### The exercise:
Everything from the first line down to the line containing "2.10e-3, 4.42e-4, 6.31e-5]" is to be retyped exactly, both ends included, with pictures left out.

### Source material:
......

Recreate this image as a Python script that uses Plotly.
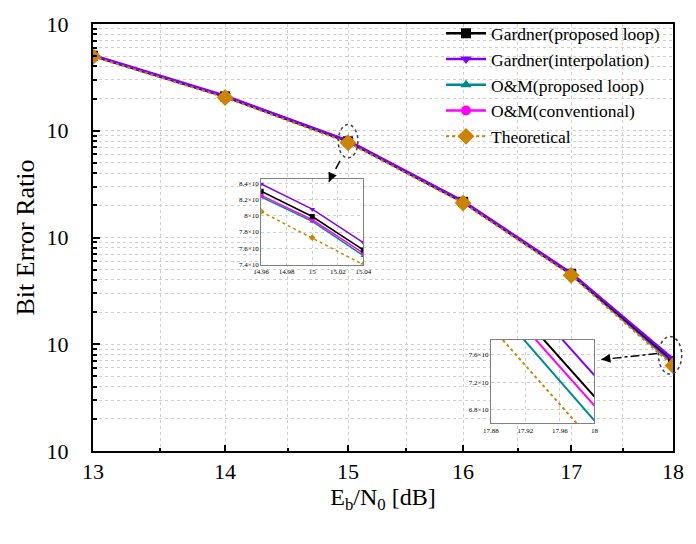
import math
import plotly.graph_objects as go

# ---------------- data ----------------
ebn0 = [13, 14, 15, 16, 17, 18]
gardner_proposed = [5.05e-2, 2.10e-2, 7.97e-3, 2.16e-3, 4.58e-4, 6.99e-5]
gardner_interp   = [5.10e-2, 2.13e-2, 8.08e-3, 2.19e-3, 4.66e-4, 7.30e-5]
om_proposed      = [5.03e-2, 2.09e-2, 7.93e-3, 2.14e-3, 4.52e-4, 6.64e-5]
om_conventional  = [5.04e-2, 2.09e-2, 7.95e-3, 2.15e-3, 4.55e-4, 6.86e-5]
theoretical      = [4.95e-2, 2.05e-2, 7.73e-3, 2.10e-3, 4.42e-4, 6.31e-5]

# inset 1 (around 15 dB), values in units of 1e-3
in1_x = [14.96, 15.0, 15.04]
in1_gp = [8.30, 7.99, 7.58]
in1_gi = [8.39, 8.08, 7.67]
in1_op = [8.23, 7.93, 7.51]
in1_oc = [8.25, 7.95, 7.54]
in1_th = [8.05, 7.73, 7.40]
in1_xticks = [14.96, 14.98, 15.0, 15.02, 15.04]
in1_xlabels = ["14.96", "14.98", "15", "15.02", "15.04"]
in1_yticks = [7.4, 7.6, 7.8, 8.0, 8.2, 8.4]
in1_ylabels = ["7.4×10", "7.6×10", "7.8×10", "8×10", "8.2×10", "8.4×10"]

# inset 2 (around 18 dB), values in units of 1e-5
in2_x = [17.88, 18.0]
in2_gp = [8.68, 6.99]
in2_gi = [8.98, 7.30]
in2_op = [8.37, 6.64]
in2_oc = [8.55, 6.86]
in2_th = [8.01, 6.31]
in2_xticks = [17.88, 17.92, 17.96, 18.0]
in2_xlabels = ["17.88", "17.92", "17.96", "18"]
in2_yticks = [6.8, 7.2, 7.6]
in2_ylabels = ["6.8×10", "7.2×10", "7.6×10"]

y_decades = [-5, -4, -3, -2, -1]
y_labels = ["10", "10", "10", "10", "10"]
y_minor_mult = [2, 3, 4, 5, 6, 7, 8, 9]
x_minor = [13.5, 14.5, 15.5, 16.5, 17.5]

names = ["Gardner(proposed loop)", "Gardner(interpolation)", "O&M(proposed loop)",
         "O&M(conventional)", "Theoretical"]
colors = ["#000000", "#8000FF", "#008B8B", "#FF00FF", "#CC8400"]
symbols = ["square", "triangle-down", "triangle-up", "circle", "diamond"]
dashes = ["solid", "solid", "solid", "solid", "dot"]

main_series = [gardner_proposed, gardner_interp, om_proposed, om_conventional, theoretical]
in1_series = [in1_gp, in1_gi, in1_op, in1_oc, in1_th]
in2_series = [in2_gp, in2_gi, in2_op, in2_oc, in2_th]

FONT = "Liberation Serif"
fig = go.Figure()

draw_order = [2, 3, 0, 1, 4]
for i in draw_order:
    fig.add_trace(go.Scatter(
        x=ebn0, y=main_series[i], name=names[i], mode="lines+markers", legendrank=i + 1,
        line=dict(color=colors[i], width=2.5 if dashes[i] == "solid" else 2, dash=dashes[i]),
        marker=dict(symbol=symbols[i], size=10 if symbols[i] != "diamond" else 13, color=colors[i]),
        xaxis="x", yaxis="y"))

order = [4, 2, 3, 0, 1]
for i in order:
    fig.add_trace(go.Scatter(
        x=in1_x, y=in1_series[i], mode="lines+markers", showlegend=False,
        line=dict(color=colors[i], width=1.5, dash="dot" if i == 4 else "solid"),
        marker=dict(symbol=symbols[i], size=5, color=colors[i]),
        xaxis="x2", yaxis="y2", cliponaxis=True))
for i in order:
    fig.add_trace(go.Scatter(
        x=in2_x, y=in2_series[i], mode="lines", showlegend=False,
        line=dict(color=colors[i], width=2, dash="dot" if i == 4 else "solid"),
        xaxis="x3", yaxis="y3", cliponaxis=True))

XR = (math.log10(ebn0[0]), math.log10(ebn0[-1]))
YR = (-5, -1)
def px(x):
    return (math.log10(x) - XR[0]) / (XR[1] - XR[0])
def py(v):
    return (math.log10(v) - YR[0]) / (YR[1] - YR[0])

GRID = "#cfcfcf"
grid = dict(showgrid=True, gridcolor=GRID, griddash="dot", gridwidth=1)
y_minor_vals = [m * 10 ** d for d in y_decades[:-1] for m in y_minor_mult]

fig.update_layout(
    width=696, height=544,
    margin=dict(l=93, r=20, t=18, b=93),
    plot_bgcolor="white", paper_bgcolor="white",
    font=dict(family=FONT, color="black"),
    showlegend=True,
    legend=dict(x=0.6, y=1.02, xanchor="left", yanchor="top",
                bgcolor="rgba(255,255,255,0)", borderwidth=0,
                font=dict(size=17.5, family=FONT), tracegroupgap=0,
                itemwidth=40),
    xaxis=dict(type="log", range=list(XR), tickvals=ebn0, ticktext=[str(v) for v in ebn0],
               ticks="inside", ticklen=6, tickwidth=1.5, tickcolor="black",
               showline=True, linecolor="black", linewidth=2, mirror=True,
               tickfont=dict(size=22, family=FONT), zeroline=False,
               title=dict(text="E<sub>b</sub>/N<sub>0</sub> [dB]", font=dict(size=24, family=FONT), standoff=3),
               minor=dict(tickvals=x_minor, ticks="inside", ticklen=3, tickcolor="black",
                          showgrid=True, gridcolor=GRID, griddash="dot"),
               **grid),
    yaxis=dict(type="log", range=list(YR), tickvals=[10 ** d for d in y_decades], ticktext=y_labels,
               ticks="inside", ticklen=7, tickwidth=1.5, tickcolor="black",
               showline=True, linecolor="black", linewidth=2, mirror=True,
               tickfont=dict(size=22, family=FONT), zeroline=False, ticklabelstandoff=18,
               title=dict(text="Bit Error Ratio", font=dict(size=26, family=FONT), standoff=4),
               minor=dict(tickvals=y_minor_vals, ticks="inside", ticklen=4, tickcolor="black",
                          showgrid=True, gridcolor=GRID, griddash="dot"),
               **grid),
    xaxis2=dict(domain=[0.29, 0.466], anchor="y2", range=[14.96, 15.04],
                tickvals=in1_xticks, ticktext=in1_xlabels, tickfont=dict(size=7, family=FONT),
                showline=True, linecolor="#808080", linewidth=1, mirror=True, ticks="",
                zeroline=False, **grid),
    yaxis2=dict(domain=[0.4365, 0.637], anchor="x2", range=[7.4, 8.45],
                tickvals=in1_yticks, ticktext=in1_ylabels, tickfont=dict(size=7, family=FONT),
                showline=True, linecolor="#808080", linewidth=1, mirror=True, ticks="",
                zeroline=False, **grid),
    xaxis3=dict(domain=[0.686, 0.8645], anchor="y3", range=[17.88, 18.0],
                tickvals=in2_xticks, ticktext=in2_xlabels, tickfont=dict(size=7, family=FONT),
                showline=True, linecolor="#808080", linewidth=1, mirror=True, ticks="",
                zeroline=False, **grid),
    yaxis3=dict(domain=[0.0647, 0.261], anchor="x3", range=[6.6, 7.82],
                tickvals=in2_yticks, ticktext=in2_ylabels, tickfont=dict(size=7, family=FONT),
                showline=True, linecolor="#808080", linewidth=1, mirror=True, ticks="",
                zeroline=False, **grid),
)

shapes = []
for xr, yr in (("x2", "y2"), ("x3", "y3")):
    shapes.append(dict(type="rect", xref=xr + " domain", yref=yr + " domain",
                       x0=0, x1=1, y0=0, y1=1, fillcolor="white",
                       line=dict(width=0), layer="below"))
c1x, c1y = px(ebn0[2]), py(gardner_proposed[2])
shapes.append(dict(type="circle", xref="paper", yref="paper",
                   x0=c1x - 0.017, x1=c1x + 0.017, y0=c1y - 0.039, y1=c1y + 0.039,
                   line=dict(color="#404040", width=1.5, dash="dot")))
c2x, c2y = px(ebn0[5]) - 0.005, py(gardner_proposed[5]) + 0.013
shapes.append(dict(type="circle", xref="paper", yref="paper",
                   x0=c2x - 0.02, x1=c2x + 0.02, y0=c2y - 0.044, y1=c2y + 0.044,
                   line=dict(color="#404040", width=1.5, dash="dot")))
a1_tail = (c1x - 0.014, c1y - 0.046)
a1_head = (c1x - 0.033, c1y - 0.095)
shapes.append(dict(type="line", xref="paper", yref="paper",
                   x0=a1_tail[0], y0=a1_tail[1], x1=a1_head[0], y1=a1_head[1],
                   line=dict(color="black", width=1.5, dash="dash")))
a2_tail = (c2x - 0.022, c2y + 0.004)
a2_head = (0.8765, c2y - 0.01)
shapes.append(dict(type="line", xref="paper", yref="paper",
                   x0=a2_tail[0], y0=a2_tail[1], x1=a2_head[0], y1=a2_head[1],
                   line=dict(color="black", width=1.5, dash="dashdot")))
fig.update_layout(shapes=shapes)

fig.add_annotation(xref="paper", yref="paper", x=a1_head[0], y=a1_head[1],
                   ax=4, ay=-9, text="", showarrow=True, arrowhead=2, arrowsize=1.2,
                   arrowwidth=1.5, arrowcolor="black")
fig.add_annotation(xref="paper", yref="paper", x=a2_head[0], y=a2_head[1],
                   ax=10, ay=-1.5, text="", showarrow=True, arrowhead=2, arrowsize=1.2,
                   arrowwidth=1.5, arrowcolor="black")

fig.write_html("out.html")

......

### Answer in full:
Recreate this image as a Python script that uses Plotly.
import math
import plotly.graph_objects as go

# ---------------- data ----------------
ebn0 = [13, 14, 15, 16, 17, 18]
gardner_proposed = [5.05e-2, 2.10e-2, 7.97e-3, 2.16e-3, 4.58e-4, 6.99e-5]
gardner_interp   = [5.10e-2, 2.13e-2, 8.08e-3, 2.19e-3, 4.66e-4, 7.30e-5]
om_proposed      = [5.03e-2, 2.09e-2, 7.93e-3, 2.14e-3, 4.52e-4, 6.64e-5]
om_conventional  = [5.04e-2, 2.09e-2, 7.95e-3, 2.15e-3, 4.55e-4, 6.86e-5]
theoretical      = [4.95e-2, 2.05e-2, 7.73e-3, 2.10e-3, 4.42e-4, 6.31e-5]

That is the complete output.